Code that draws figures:
%%

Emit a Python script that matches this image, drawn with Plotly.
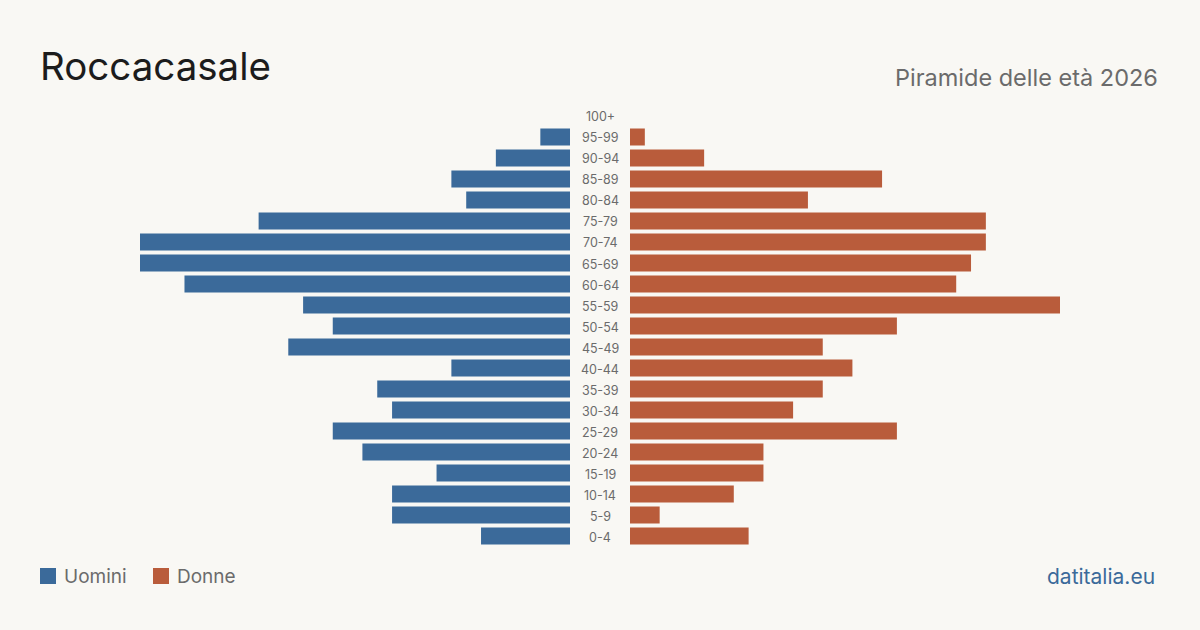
import plotly.graph_objects as go

W, H = 1200, 630

age_groups = ["0-4", "5-9", "10-14", "15-19", "20-24", "25-29", "30-34", "35-39",
              "40-44", "45-49", "50-54", "55-59", "60-64", "65-69", "70-74",
              "75-79", "80-84", "85-89", "90-94", "95-99", "100+"]
males = [6, 12, 12, 9, 14, 16, 12, 13, 8, 19, 16, 18, 26, 29, 29, 21, 7, 8, 5, 2, 0]
females = [8, 2, 7, 9, 9, 18, 11, 13, 15, 13, 18, 29, 22, 23, 24, 24, 12, 17, 5, 1, 0]

title = "Roccacasale"
subtitle = "Piramide delle età 2026"
source = "datitalia.eu"
legend_labels = ["Uomini", "Donne"]

BLUE = "#3b6a9a"
ORANGE = "#b95c3b"
BG = "#f9f8f4"
FONT = "Inter, 'Noto Sans', sans-serif"

xmax = max(max(males), max(females))

fig = go.Figure()
fig.add_trace(go.Bar(y=age_groups, x=males, orientation="h", marker=dict(color=BLUE, line=dict(width=0)),
                     xaxis="x", yaxis="y", name=legend_labels[0], showlegend=False))
fig.add_trace(go.Bar(y=age_groups, x=females, orientation="h", marker=dict(color=ORANGE, line=dict(width=0)),
                     xaxis="x2", yaxis="y2", name=legend_labels[1], showlegend=False))

ydom = [1 - 546.5 / H, 1 - 105.5 / H]
common_y = dict(type="category", categoryorder="array", categoryarray=age_groups,
                range=[-0.5, len(age_groups) - 0.5], domain=ydom,
                showgrid=False, zeroline=False, showticklabels=False, showline=False, ticks="")
fig.update_layout(
    width=W, height=H,
    margin=dict(l=0, r=0, t=0, b=0),
    paper_bgcolor=BG, plot_bgcolor=BG,
    bargap=0.19,
    xaxis=dict(domain=[140 / W, 570 / W], range=[xmax, 0], showgrid=False, zeroline=False,
               showticklabels=False, showline=False, ticks="", fixedrange=True),
    xaxis2=dict(domain=[630 / W, 1060 / W], range=[0, xmax], showgrid=False, zeroline=False,
                showticklabels=False, showline=False, ticks="", anchor="y2", fixedrange=True),
    yaxis=dict(**common_y, anchor="x"),
    yaxis2=dict(**common_y, anchor="x2"),
    font=dict(family=FONT),
)

annotations = []
for ag in age_groups:
    annotations.append(dict(x=0.5, xref="paper", y=ag, yref="y", text=ag, showarrow=False,
                            xanchor="center", yanchor="middle", yshift=-1,
                            font=dict(size=12.5, color="#6b6b6b", family=FONT)))

annotations.append(dict(x=38 / W, y=1 - 66 / H, xref="paper", yref="paper", text=title,
                        showarrow=False, xanchor="left", yanchor="middle",
                        font=dict(size=38.5, color="#1c1c1c", family=FONT)))
annotations.append(dict(x=1160 / W, y=1 - 77 / H, xref="paper", yref="paper", text=subtitle,
                        showarrow=False, xanchor="right", yanchor="middle",
                        font=dict(size=23.5, color="#6b6b6b", family=FONT)))
annotations.append(dict(x=1157 / W, y=1 - 576 / H, xref="paper", yref="paper", text=source,
                        showarrow=False, xanchor="right", yanchor="middle",
                        font=dict(size=21, color=BLUE, family=FONT)))

# legend
shapes = []
leg = [(40, legend_labels[0], BLUE), (153, legend_labels[1], ORANGE)]
for x0, lab, col in leg:
    shapes.append(dict(type="rect", xref="paper", yref="paper",
                       x0=x0 / W, x1=(x0 + 16) / W, y0=1 - 584 / H, y1=1 - 568 / H,
                       fillcolor=col, line=dict(width=0)))
    annotations.append(dict(x=(x0 + 22) / W, y=1 - 576 / H, xref="paper", yref="paper", text=lab,
                            showarrow=False, xanchor="left", yanchor="middle",
                            font=dict(size=19, color="#6b6b6b", family=FONT)))

fig.update_layout(annotations=annotations, shapes=shapes)

fig.write_html("out.html", config={"displayModeBar": False})
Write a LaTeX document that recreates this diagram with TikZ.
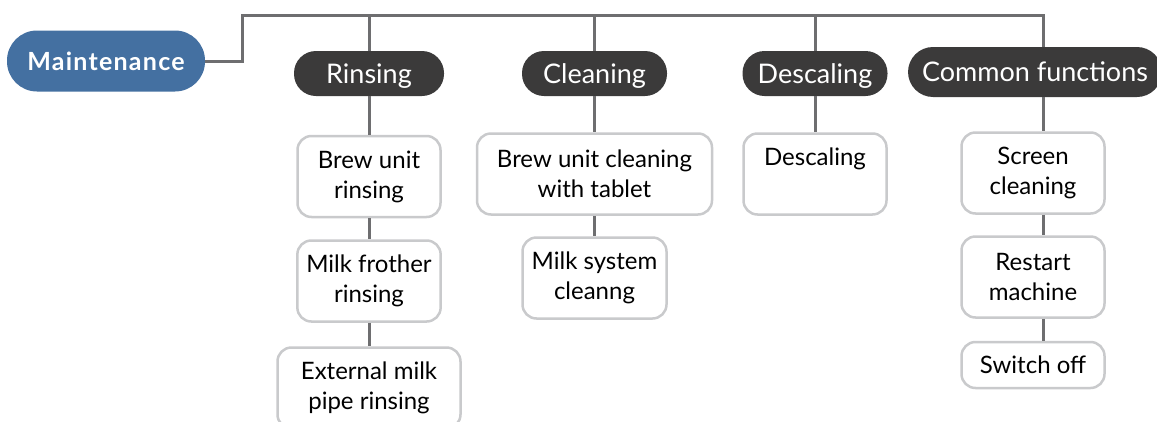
\documentclass[tikz,border=0pt]{standalone}
\usepackage{fontspec}
\setmainfont{Lato}
\definecolor{rootblue}{HTML}{4470A1}
\definecolor{catdark}{HTML}{3B3A3A}
\definecolor{linkgray}{HTML}{6E6E70}
\definecolor{boxgray}{HTML}{C9CACC}
\begin{document}
\begin{tikzpicture}[x=1pt,y=-1pt,
  root/.style={fill=rootblue, text=white, rounded corners=30pt, minimum width=198pt, minimum height=61pt,
    font=\fontsize{25}{30}\selectfont\bfseries\addfontfeature{LetterSpace=5}},
  cat/.style={fill=catdark, text=white, rounded corners=22pt, minimum width=145pt, minimum height=45pt,
    inner xsep=14pt, text height=22pt, text depth=3pt, font=\fontsize{27}{32}\selectfont},
  leaf/.style={draw=boxgray, line width=2.5pt, fill=white, rounded corners=14pt, minimum width=143pt,
    minimum height=81pt, inner xsep=9pt, align=center, font=\fontsize{24}{30}\selectfont},
  link/.style={draw=linkgray, line width=3pt}]
\useasboundingbox (0,0) rectangle (1157,421);
\coordinate (j0) at (242,15);
\coordinate (j1) at (1043,15);
\node[root] (maint) at (106,61){Maintenance};
\node[cat, minimum width=150pt] (rins) at (369,73.5){Rinsing};
\node[cat] (clean) at (594.5,73.5){Cleaning};
\node[cat] (desc) at (815,73.5){Descaling};
\node[cat, minimum height=50pt, rounded corners=25pt] (comm) at (1035,72){Common functions};
\node[leaf] (rins0) at (369,176.5){Brew unit\\rinsing};
\node[leaf] (rins1) at (369,281){Milk frother\\rinsing};
\node[leaf, minimum width=183pt] (rins2) at (369,388){External milk\\pipe rinsing};
\node[leaf, minimum width=235pt] (clean0) at (594.5,174){Brew unit cleaning\\with tablet};
\node[leaf, minimum width=144pt] (clean1) at (594.5,278){Milk system\\cleanng};
\node[leaf] (desc0) at (815,174){Descaling\\\vphantom{g}};
\node[leaf] (comm0) at (1033,173){Screen\\cleaning};
\node[leaf] (comm1) at (1033,277){Restart\\machine};
\node[leaf, minimum height=46pt] (comm2) at (1033,365){Switch off};
\draw[link](maint.east) -| (j0) -- (j1) -- (comm.north -| j1);
\draw[link](rins |- j0) -- (rins);
\draw[link](clean |- j0) -- (clean);
\draw[link](desc |- j0) -- (desc);
\draw[link](rins) -- (rins0);
\draw[link](rins0) -- (rins1);
\draw[link](rins1) -- (rins2);
\draw[link](clean) -- (clean0);
\draw[link](clean0) -- (clean1);
\draw[link](desc) -- (desc0);
\draw[link](comm.south -| j1) -- (comm0.north -| j1);
\draw[link](comm0.south -| j1) -- (comm1.north -| j1);
\draw[link](comm1.south -| j1) -- (comm2.north -| j1);
\end{tikzpicture}
\end{document}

%%

**Task statement**
Using the material above, set down every line exactly, but skip the pictures.

**Response to the task**
Emit a Python script that matches this image, drawn with Plotly.
import plotly.graph_objects as go

W, H = 1200, 630

age_groups = ["0-4", "5-9", "10-14", "15-19", "20-24", "25-29", "30-34", "35-39",
              "40-44", "45-49", "50-54", "55-59", "60-64", "65-69", "70-74",
              "75-79", "80-84", "85-89", "90-94", "95-99", "100+"]
males = [6, 12, 12, 9, 14, 16, 12, 13, 8, 19, 16, 18, 26, 29, 29, 21, 7, 8, 5, 2, 0]
females = [8, 2, 7, 9, 9, 18, 11, 13, 15, 13, 18, 29, 22, 23, 24, 24, 12, 17, 5, 1, 0]

title = "Roccacasale"
subtitle = "Piramide delle età 2026"
source = "datitalia.eu"
legend_labels = ["Uomini", "Donne"]

BLUE = "#3b6a9a"
ORANGE = "#b95c3b"
BG = "#f9f8f4"
FONT = "Inter, 'Noto Sans', sans-serif"

xmax = max(max(males), max(females))

fig = go.Figure()
fig.add_trace(go.Bar(y=age_groups, x=males, orientation="h", marker=dict(color=BLUE, line=dict(width=0)),
                     xaxis="x", yaxis="y", name=legend_labels[0], showlegend=False))
fig.add_trace(go.Bar(y=age_groups, x=females, orientation="h", marker=dict(color=ORANGE, line=dict(width=0)),
                     xaxis="x2", yaxis="y2", name=legend_labels[1], showlegend=False))

ydom = [1 - 546.5 / H, 1 - 105.5 / H]
common_y = dict(type="category", categoryorder="array", categoryarray=age_groups,
                range=[-0.5, len(age_groups) - 0.5], domain=ydom,
                showgrid=False, zeroline=False, showticklabels=False, showline=False, ticks="")
fig.update_layout(
    width=W, height=H,
    margin=dict(l=0, r=0, t=0, b=0),
    paper_bgcolor=BG, plot_bgcolor=BG,
    bargap=0.19,
    xaxis=dict(domain=[140 / W, 570 / W], range=[xmax, 0], showgrid=False, zeroline=False,
               showticklabels=False, showline=False, ticks="", fixedrange=True),
    xaxis2=dict(domain=[630 / W, 1060 / W], range=[0, xmax], showgrid=False, zeroline=False,
                showticklabels=False, showline=False, ticks="", anchor="y2", fixedrange=True),
    yaxis=dict(**common_y, anchor="x"),
    yaxis2=dict(**common_y, anchor="x2"),
    font=dict(family=FONT),
)

annotations = []
for ag in age_groups:
    annotations.append(dict(x=0.5, xref="paper", y=ag, yref="y", text=ag, showarrow=False,
                            xanchor="center", yanchor="middle", yshift=-1,
                            font=dict(size=12.5, color="#6b6b6b", family=FONT)))

annotations.append(dict(x=38 / W, y=1 - 66 / H, xref="paper", yref="paper", text=title,
                        showarrow=False, xanchor="left", yanchor="middle",
                        font=dict(size=38.5, color="#1c1c1c", family=FONT)))
annotations.append(dict(x=1160 / W, y=1 - 77 / H, xref="paper", yref="paper", text=subtitle,
                        showarrow=False, xanchor="right", yanchor="middle",
                        font=dict(size=23.5, color="#6b6b6b", family=FONT)))
annotations.append(dict(x=1157 / W, y=1 - 576 / H, xref="paper", yref="paper", text=source,
                        showarrow=False, xanchor="right", yanchor="middle",
                        font=dict(size=21, color=BLUE, family=FONT)))

# legend
shapes = []
leg = [(40, legend_labels[0], BLUE), (153, legend_labels[1], ORANGE)]
for x0, lab, col in leg:
    shapes.append(dict(type="rect", xref="paper", yref="paper",
                       x0=x0 / W, x1=(x0 + 16) / W, y0=1 - 584 / H, y1=1 - 568 / H,
                       fillcolor=col, line=dict(width=0)))
    annotations.append(dict(x=(x0 + 22) / W, y=1 - 576 / H, xref="paper", yref="paper", text=lab,
                            showarrow=False, xanchor="left", yanchor="middle",
                            font=dict(size=19, color="#6b6b6b", family=FONT)))

fig.update_layout(annotations=annotations, shapes=shapes)

fig.write_html("out.html", config={"displayModeBar": False})
Write a LaTeX document that recreates this diagram with TikZ.
\documentclass[tikz,border=0pt]{standalone}
\usepackage{fontspec}
\setmainfont{Lato}
\definecolor{rootblue}{HTML}{4470A1}
\definecolor{catdark}{HTML}{3B3A3A}
\definecolor{linkgray}{HTML}{6E6E70}
\definecolor{boxgray}{HTML}{C9CACC}
\begin{document}
\begin{tikzpicture}[x=1pt,y=-1pt,
  root/.style={fill=rootblue, text=white, rounded corners=30pt, minimum width=198pt, minimum height=61pt,
    font=\fontsize{25}{30}\selectfont\bfseries\addfontfeature{LetterSpace=5}},
  cat/.style={fill=catdark, text=white, rounded corners=22pt, minimum width=145pt, minimum height=45pt,
    inner xsep=14pt, text height=22pt, text depth=3pt, font=\fontsize{27}{32}\selectfont},
  leaf/.style={draw=boxgray, line width=2.5pt, fill=white, rounded corners=14pt, minimum width=143pt,
    minimum height=81pt, inner xsep=9pt, align=center, font=\fontsize{24}{30}\selectfont},
  link/.style={draw=linkgray, line width=3pt}]
\useasboundingbox (0,0) rectangle (1157,421);
\coordinate (j0) at (242,15);
\coordinate (j1) at (1043,15);
\node[root] (maint) at (106,61){Maintenance};
\node[cat, minimum width=150pt] (rins) at (369,73.5){Rinsing};
\node[cat] (clean) at (594.5,73.5){Cleaning};
\node[cat] (desc) at (815,73.5){Descaling};
\node[cat, minimum height=50pt, rounded corners=25pt] (comm) at (1035,72){Common functions};
\node[leaf] (rins0) at (369,176.5){Brew unit\\rinsing};
\node[leaf] (rins1) at (369,281){Milk frother\\rinsing};
\node[leaf, minimum width=183pt] (rins2) at (369,388){External milk\\pipe rinsing};
\node[leaf, minimum width=235pt] (clean0) at (594.5,174){Brew unit cleaning\\with tablet};
\node[leaf, minimum width=144pt] (clean1) at (594.5,278){Milk system\\cleanng};
\node[leaf] (desc0) at (815,174){Descaling\\\vphantom{g}};
\node[leaf] (comm0) at (1033,173){Screen\\cleaning};
\node[leaf] (comm1) at (1033,277){Restart\\machine};
\node[leaf, minimum height=46pt] (comm2) at (1033,365){Switch off};
\draw[link](maint.east) -| (j0) -- (j1) -- (comm.north -| j1);
\draw[link](rins |- j0) -- (rins);
\draw[link](clean |- j0) -- (clean);
\draw[link](desc |- j0) -- (desc);
\draw[link](rins) -- (rins0);
\draw[link](rins0) -- (rins1);
\draw[link](rins1) -- (rins2);
\draw[link](clean) -- (clean0);
\draw[link](clean0) -- (clean1);
\draw[link](desc) -- (desc0);
\draw[link](comm.south -| j1) -- (comm0.north -| j1);
\draw[link](comm0.south -| j1) -- (comm1.north -| j1);
\draw[link](comm1.south -| j1) -- (comm2.north -| j1);
\end{tikzpicture}
\end{document}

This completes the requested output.